Benny Hill meets Brahms
Sometimes, just sometimes, one can be working on composing music for a commissioned piece and the inevitable and unavoidable happens. The composer is overcome by a grace so profound and SO good that they have no choice but to question life and consciousness. The seismic, cerebral event is so powerful and inappropriate that they start reliving terrible events of their life in an effort to tamp down the further development, riffing if you will, of the initial electrical impulse. Like pouring holy water on brain waves ablaze... because nothing is more embarrassing than belly laughter at the expense of an out-of-tune cantor. For the assailant and the subject alike! We'll revisit that one later.
When I was writing Grüve for Orchestra I set out to take care of the appropriate steps in mapping out a scene: I watched it a few times with and without the sound design, discerned a starting tempo and potential points on the timeline where music could be accented or *gulp* subtracted from the scene, read through the brief from the producers, allowed myself the freedom to feel everything and journaled those thoughts, chose how many instruments would be in the ensemble, which player or section might have the melody when, and so on.
As I spotted the film for the 2nd or 3rd time I noticed a momentary shift of the mood and rhythm of this one scene. A moment when the heroine's pup leaps into the air a la Wyle E. Coyote and has his clock cleaned while snatching the magic crystal from its flight path. The meter change was plain as day. We could be in 3/4 for just a moment! Long enough for me to sneak in the 'ya da dum' from the Brahms Lullaby. Despite how seriously I was taking the task of composing this piece I just couldn't let this moment in my life go unrecognized; forgotten forever because of a fear of being 'out of bounds'. Well, I did it!

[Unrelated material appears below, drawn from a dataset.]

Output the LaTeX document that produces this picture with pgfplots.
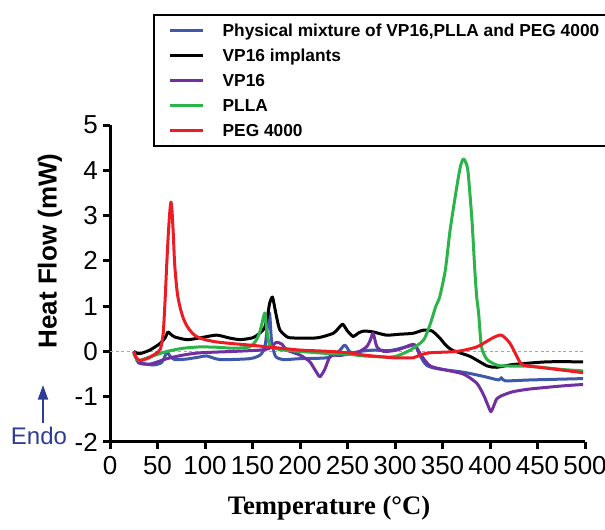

I think what makes it so fun is the instantaneous nature of the thematic shift amidst the peril of the scene. And, whether this little je ne sais quoi made it through to the final edit or was just for my own enjoyment never to be heard by others, imagination and a little risk breed progress.
I hope you find the use of the Brahms Lullaby and the Benny Hill style trombone and trumpet rips to be enjoyable. And if not, please enjoy the rest of the soundtrack!